Council keeps approving plans: for a grand transit network expansion; for carbon emission cuts through TransformTO; for fighting poverty through TO Prosperity, and so on. Good plans, Wallace said. Really good plans, he is proud of those plans. But he said, a few times, that they are “aspirational.”
In this specific case, as Wallace was using it, it means: the council who approved these good plans have no money set aside to pay for them. And no plan to raise money to pay for them.
Wallace gave an example: Seaton House, the largest homeless shelter in the city, dealing with the hardest cases of street-level poverty. The conditions there, Wallace said, are “wildly unsuitable … close to inhumane.” The city has developed an excellent plan to rebuild it entirely, “make it safer, and actually put humanity, resolve and capacity into that system.” The city council has approved the plan, he said. But it hasn’t approved any plan to pay for it. He used that word again, “aspirational.”
He outlined the decade of squeezing the city’s budgets dry that has taken place. He said it can’t produce much more in the way of efficiencies, in the short term. “I can tell you there is absolutely no justification for saying there’s easy waste to find, because we’ve been looking for it for 10 years, and we have not found it.”
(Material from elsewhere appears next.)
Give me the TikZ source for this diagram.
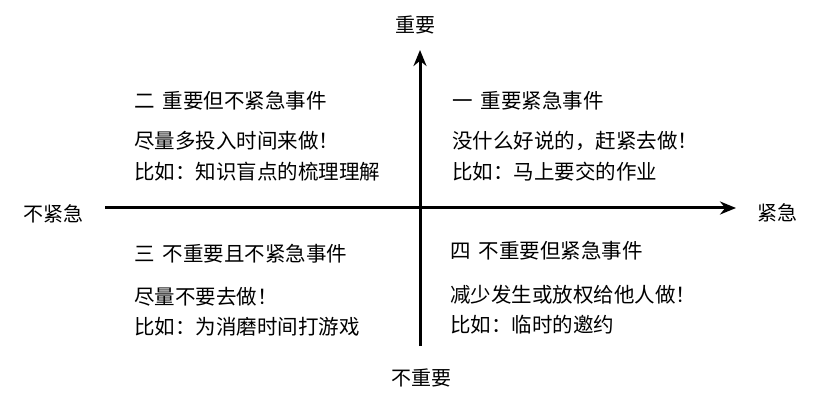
\documentclass[tikz,border=0pt]{standalone}
\usepackage{fontspec}
\setmainfont{Noto Sans CJK SC}
\usetikzlibrary{arrows.meta}
\begin{document}
\begin{tikzpicture}[x=1pt,y=-1pt,
  lbl/.style={inner sep=0pt,font=\fontsize{20}{20}\selectfont},
  txt/.style={inner sep=0pt,anchor=west,font=\fontsize{20.5}{20.5}\selectfont},
  ttl/.style={inner sep=0pt,anchor=west,font=\fontsize{20.5}{20.5}\selectfont},
  axis/.style={line width=3pt,-{Stealth[length=16pt,width=13pt]}}]
\fill[white] (0,0) rectangle (821,403);
\useasboundingbox (0,0) rectangle (821,403);
\coordinate (hl) at (105,208);
\coordinate (hr) at (736,208);
\coordinate (vb) at (420,346);
\coordinate (vt) at (420,50);
\draw[axis] (hl) -- (hr);
\draw[axis] (vb) -- (vt);
\node[lbl] (top) at (415,25) {重要};
\node[lbl] (bot) at (421,378) {不重要};
\node[lbl] (lft) at (53,214) {不紧急};
\node[lbl] (rgt) at (777,213) {紧急};
\node[ttl] (q2) at (134,101) {二\hspace{8pt}重要但不紧急事件};
\node[txt] (q2a) at (134,141) {尽量多投入时间来做！};
\node[txt] (q2b) at (134,172) {比如：知识盲点的梳理理解};
\node[ttl] (q1) at (452,101) {一\hspace{8pt}重要紧急事件};
\node[txt] (q1a) at (452,141) {没什么好说的，赶紧去做！};
\node[txt] (q1b) at (452,172) {比如：马上要交的作业};
\node[ttl] (q3) at (134,254) {三\hspace{8pt}不重要且不紧急事件};
\node[txt] (q3a) at (134,297) {尽量不要去做！};
\node[txt] (q3b) at (134,327) {比如：为消磨时间打游戏};
\node[ttl] (q4) at (450,251) {四\hspace{8pt}不重要但紧急事件};
\node[txt] (q4a) at (450,295) {减少发生或放权给他人做！};
\node[txt] (q4b) at (450,325) {比如：临时的邀约};
\end{tikzpicture}
\end{document}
And then he put up a slide showing the obvious thing: the city could decide to just stick to bare bones municipal services: garbage, sewers, roads, policing. It could do that — Wallace called it option A. And the amount of revenue it brings in today would pay for that. Or the city could keep services where they are today — not just providing the bare bones, but also delivering what might be thought of as some regional services — the status quo is option B, which would require some more money than we take in now. And then option C is “broader city building,” which includes the big plans city council has already approved. This requires a lot more money.
“Council has consistently leaned towards broader city building,” Wallace said. It’s not just that they reject any cut to any existing service. It’s that they consistently approve new ambitious service and infrastructure plans.
“Council cannot rationally expect me as a public servant to deliver the expense on number C with the revenue box on number A,” he said. “This is something we are frankly going to have to address. From the perspective of responsible government… from the perspective of actual civic legitimacy.”